19 yıllık sır dosyayı Sezer yeniden açtı
Taner Erol 19 yıl önce öldürüldü... İşin peşini bırakmayan oğlu, parasızlıktan
avukat tutamayınca Sezer'e mektup yazıp yardım istedi, dosya yeniden açıldı.

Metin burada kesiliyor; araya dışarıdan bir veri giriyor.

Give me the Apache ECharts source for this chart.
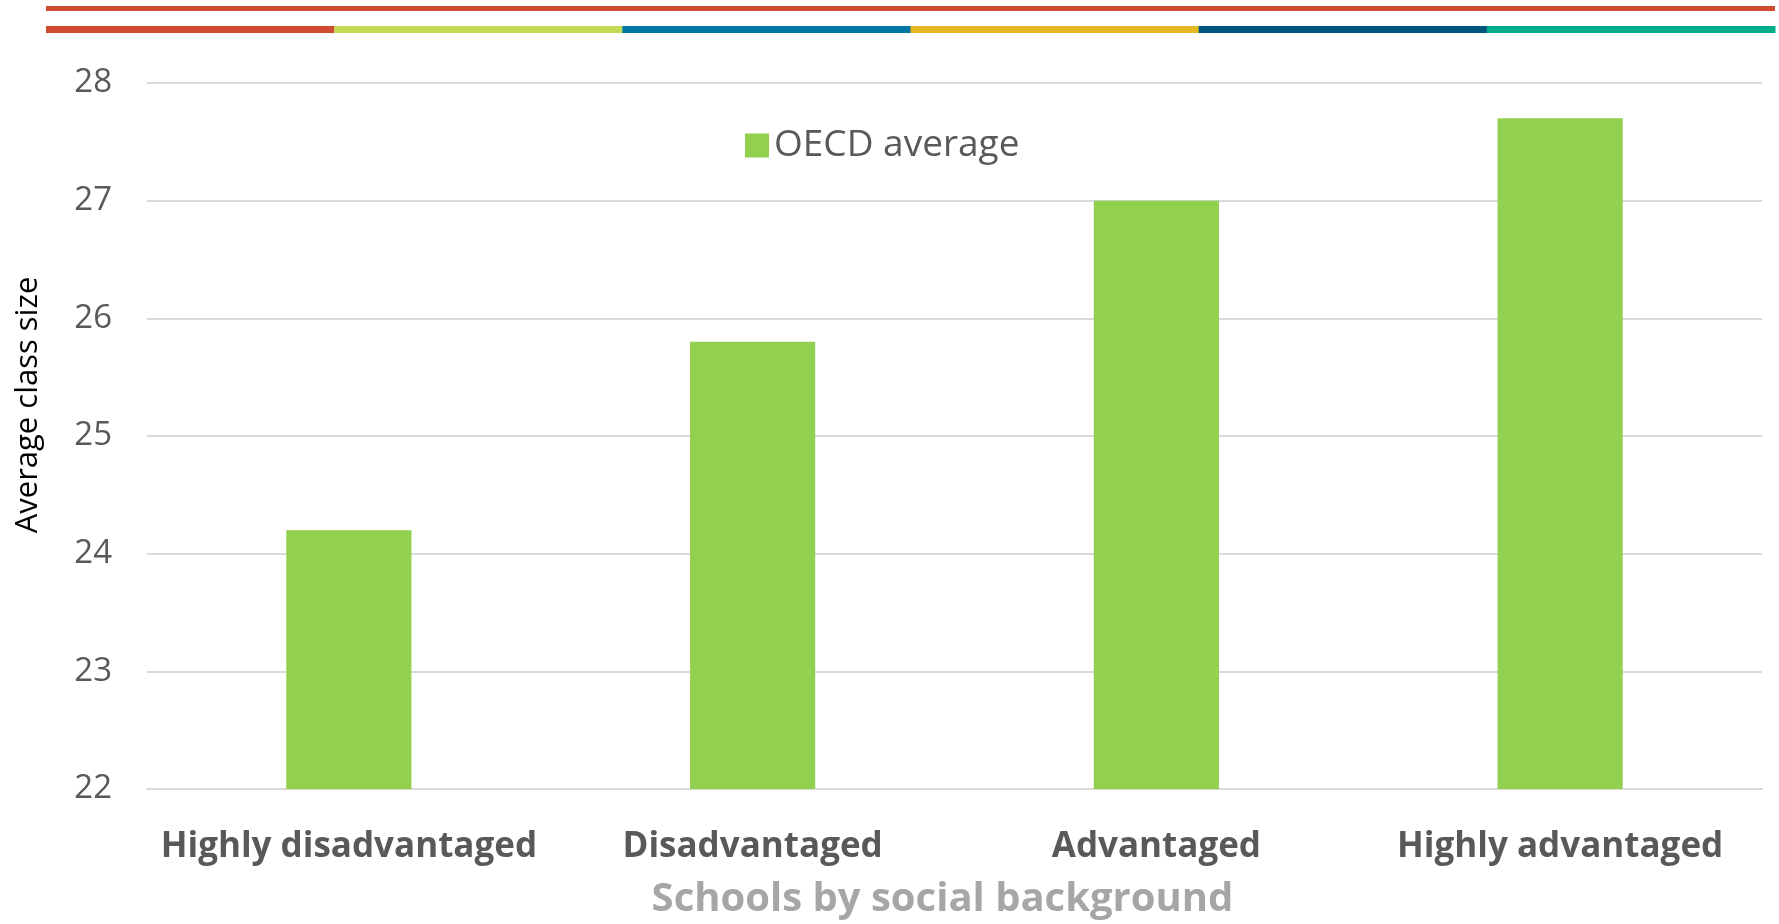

19 yıl önce bir bankanın Ankara'daki şubesinde çalışırken, yolsuzlukları ihbar
ettiği için öldürüldüğü iddia edilen muhasebe şefinin faili meçhul kalan
dosyası, Cumhurbaşkanı Sezer'in devreye girmesiyle yeniden açıldı. 6 yaşındayken
bankada çalışan babasının vahşice öldürülüşüne tanık olan Rahmi Erol, 19 yıl
sonra Adliye'den dosyayı çıkarıp yeniden hukuk mücadelesi başlattı. Parası
olmadığı için avukat tutamayan Erol, girişimleri sonuçsuz kalınca çareyi
Cumhurbaşkanı Ahmet Necdet Sezer'e mektup yazmakta buldu. Sezer'in girişimi ile
karanlıkta kalan dava tekrar açıldı.
5 KEZ BIÇAKLANDI
Yapı Kredi Bankası Yukarı Ayrancı Şubesi'nde muhasebe şefi olarak çalışan Taner
Erol, 1987'de bankada hesapların üzerinde oynandığını ve içeriden sürekli farklı
hesaplara para aktarıldığını fark etti ve belge toplamaya başladı. Erol, şube
müdürü ile bazı personelin hesaplarından başka hesaplara para aktarılarak,
müşterilerin dolandırıldığını ortaya çıkardı. İhbar üzerine personele işten el
çektirildi ve haklarında dolandırıcılık suçundan dava açıldı. Sürekli tehdit
almaya başlayan Erol ise, davanın da tek tanığı olacaktı. Davanın başlamasına
günler kala, 9 Mart 1987 akşamı işten çıkan Taner Erol evine 15 metre mesafede
iki kişinin saldırısına uğradı. Kalbinden ve sırtından 5 kez bıçaklanan ve ağır
yaralanan Taner Erol,kaldırıldığı hastanede polislere, ihbar ettiği kişilerce
bıçaklanmış olabileceğini söyledi. Erol, 2 hafta da sonra yaşamını yitirdi.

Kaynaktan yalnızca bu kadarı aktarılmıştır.